How to Get a Unified View
There are a few approaches:
The Spreadsheet Approach
Create a spreadsheet that lists every account, every asset, and its current value. Calculate percentages manually. This works but requires effort to maintain and offers limited visualization.
Bank-Connected Aggregators
Apps that link to your accounts can provide a merged view, but they typically struggle with:
- Real estate values
- Crypto across multiple wallets
- International accounts
- Private equity or alternative investments
- Assets that are not held in a traditional financial account
Manual Tracking with Visualization
Tools like MyMoneyViz let you enter all your asset values in one place, regardless of where they are held. You get automatic allocation breakdowns, historical trends, and the ability to track 13+ asset types including stocks, crypto, real estate, cash, bonds, and private shares.
Because you control the input, there are no limitations on what you can track. Your vintage car collection sits alongside your S&P 500 index fund in one unified allocation chart.
A Simple Framework to Start
If you are not sure about your target allocation, here is a starting point:
- Determine your time horizon: How many years until you need this money? Longer horizons allow for more risk.
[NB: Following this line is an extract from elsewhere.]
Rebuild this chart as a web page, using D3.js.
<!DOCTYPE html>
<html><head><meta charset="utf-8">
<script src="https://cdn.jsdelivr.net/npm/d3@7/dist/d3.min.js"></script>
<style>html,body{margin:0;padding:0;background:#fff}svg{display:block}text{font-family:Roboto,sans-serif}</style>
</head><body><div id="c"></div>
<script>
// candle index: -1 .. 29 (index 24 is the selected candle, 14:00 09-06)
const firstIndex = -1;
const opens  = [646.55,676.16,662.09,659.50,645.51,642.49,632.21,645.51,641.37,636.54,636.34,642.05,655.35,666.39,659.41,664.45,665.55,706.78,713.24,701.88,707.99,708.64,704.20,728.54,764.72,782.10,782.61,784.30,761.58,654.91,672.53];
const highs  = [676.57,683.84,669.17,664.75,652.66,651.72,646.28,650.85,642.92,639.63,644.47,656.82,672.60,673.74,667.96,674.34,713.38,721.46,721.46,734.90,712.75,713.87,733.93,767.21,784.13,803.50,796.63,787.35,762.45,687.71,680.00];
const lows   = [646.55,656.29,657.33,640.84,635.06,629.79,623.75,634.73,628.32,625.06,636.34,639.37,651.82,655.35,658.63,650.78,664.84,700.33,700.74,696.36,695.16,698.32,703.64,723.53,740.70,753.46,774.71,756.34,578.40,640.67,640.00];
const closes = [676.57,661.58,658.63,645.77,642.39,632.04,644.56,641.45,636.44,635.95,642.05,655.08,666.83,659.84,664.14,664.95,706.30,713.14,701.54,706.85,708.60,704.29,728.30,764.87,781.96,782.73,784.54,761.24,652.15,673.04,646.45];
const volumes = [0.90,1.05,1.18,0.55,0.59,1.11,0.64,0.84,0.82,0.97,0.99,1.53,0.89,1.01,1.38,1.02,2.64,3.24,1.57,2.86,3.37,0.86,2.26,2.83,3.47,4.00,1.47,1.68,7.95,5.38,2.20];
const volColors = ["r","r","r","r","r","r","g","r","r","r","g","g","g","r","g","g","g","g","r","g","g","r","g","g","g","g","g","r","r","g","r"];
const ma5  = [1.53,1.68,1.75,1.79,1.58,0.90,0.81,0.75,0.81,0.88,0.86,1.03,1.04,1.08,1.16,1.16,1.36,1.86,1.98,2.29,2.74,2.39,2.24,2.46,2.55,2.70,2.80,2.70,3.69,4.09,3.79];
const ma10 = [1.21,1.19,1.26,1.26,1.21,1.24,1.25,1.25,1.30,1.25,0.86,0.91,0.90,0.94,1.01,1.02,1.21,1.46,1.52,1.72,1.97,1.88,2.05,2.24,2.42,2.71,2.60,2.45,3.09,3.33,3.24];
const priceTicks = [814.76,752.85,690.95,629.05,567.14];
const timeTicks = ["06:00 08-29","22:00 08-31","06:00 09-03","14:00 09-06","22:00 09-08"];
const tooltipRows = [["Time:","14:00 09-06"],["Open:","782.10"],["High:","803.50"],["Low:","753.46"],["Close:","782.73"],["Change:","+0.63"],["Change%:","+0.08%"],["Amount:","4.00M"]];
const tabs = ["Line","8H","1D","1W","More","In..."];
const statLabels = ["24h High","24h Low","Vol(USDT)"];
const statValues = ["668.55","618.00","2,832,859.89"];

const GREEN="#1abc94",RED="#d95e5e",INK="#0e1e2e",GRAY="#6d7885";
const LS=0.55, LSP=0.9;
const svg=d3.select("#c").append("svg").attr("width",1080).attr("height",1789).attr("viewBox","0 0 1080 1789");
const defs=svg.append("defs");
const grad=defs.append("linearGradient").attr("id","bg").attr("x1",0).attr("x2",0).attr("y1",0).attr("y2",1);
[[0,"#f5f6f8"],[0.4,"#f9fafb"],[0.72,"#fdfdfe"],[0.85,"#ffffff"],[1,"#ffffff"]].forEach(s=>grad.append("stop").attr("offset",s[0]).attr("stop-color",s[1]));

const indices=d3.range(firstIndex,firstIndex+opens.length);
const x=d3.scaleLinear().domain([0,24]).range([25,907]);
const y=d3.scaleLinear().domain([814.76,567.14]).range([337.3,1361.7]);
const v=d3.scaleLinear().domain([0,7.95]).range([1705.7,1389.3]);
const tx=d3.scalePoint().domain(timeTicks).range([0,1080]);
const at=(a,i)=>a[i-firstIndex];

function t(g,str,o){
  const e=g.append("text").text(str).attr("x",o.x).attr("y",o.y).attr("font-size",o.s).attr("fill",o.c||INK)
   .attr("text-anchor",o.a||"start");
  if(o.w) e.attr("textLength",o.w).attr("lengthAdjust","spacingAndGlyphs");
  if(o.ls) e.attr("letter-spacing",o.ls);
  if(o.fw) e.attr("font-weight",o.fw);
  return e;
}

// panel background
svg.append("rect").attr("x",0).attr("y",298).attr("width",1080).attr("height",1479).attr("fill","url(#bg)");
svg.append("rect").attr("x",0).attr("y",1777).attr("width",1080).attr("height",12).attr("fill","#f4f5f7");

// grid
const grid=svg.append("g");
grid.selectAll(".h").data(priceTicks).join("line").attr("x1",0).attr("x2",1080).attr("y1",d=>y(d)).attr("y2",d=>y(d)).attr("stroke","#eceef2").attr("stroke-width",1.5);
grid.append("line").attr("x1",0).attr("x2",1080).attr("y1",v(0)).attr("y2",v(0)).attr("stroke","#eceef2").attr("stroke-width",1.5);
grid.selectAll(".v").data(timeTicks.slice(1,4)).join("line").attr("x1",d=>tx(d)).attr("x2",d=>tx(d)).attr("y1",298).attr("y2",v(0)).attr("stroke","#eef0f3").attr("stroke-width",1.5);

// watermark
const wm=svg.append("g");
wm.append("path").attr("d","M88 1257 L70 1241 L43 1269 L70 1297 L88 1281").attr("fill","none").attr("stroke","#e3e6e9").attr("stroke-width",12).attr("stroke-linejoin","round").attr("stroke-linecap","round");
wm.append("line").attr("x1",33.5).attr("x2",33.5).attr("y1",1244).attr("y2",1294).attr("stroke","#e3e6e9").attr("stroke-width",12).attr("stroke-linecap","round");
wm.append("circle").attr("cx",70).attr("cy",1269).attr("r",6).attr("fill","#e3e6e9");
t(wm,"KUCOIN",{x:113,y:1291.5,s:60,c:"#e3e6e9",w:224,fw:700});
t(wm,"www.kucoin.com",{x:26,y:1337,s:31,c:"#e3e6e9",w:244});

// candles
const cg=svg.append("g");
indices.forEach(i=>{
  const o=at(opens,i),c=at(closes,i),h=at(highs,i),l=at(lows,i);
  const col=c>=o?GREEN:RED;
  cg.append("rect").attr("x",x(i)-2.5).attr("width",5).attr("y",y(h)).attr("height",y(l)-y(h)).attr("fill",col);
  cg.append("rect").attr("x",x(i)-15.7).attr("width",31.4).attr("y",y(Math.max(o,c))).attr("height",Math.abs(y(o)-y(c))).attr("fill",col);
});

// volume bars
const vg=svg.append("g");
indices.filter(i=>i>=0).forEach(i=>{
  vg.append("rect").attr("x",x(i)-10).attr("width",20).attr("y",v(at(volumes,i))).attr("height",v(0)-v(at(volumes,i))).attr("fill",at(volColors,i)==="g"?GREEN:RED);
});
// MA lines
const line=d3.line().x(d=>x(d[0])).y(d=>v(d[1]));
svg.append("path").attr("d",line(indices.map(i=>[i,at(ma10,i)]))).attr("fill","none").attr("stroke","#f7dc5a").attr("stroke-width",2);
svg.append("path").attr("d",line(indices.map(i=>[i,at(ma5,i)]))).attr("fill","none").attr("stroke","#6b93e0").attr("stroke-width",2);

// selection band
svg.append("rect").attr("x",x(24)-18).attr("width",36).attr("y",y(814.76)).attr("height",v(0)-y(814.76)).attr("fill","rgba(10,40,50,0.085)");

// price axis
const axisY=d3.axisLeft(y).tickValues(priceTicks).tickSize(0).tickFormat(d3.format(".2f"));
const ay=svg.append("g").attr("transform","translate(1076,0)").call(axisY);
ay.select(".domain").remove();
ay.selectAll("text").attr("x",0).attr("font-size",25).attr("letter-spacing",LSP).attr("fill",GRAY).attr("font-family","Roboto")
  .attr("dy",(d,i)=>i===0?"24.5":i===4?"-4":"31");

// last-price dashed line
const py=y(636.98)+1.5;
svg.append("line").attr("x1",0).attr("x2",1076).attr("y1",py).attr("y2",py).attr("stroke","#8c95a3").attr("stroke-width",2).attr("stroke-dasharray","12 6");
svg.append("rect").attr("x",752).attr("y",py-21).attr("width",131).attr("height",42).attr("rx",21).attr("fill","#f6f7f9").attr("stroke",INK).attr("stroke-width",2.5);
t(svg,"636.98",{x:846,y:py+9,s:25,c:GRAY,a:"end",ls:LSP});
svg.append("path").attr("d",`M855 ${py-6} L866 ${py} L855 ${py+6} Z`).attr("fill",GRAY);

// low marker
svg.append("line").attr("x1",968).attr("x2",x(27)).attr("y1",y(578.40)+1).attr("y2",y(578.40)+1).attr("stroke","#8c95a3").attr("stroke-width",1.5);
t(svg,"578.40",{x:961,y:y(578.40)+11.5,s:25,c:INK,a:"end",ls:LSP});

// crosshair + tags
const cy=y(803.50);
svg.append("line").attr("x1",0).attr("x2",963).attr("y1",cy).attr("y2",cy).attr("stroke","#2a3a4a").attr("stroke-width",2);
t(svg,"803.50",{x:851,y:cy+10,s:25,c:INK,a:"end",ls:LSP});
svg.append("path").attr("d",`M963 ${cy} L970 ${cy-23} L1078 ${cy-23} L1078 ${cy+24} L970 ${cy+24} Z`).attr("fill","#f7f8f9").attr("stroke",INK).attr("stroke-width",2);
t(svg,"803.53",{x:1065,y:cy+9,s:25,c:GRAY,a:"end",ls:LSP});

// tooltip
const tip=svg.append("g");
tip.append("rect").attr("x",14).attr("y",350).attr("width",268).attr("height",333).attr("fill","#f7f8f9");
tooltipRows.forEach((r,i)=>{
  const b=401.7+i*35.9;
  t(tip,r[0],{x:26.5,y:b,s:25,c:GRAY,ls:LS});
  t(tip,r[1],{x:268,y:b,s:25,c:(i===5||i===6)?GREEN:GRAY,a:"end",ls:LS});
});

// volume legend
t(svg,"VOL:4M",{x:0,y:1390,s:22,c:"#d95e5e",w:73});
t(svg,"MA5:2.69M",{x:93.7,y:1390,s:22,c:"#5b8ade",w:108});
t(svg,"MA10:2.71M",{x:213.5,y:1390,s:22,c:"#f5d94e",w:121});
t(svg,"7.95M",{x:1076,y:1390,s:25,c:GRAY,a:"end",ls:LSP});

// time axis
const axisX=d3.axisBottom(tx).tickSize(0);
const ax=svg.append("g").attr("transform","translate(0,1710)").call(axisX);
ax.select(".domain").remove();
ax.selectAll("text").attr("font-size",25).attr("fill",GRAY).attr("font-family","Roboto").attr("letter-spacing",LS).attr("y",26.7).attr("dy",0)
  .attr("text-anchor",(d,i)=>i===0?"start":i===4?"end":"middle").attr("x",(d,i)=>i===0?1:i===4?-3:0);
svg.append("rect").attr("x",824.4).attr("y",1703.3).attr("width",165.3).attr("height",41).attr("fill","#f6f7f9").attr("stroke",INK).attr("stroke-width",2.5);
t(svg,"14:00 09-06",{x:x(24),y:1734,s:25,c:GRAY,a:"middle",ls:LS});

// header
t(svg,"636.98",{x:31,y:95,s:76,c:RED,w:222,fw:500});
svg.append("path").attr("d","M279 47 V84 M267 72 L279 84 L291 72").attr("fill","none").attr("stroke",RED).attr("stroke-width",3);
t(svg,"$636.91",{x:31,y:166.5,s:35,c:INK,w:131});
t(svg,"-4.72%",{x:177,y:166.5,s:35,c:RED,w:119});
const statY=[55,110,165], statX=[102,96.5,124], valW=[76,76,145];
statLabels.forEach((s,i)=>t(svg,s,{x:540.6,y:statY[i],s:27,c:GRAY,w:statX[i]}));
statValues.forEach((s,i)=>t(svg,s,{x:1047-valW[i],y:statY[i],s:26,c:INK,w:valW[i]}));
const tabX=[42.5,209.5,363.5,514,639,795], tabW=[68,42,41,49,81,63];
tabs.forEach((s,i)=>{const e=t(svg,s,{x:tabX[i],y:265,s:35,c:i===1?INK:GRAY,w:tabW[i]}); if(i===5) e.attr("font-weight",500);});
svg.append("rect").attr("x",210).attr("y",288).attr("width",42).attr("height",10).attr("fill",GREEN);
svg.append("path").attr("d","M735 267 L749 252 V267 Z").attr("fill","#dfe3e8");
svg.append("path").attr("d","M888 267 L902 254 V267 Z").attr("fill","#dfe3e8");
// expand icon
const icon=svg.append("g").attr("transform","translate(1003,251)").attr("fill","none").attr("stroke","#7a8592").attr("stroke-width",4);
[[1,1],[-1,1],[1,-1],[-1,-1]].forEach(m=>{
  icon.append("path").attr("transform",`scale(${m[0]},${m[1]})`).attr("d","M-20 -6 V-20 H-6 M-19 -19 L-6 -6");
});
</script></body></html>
- Assess your risk tolerance: How would you feel if your portfolio dropped 30% in a month? Be honest.
- Set target percentages: A common starting point for a long-term investor in their 30s is 80% stocks, 10% bonds, 10% alternatives (real estate, crypto, cash). Adjust based on your comfort level.
- Measure your current state: Add up everything across all platforms. Calculate your actual allocation.
- Compare target vs. actual: Where are the gaps? This tells you exactly what to adjust.
The Bottom Line
Asset allocation is not about picking the perfect mix. It is about being intentional with how your wealth is distributed and making sure no single risk dominates your financial future.
The first step is simple: see everything in one place. Once you have that unified view, the decisions become much clearer.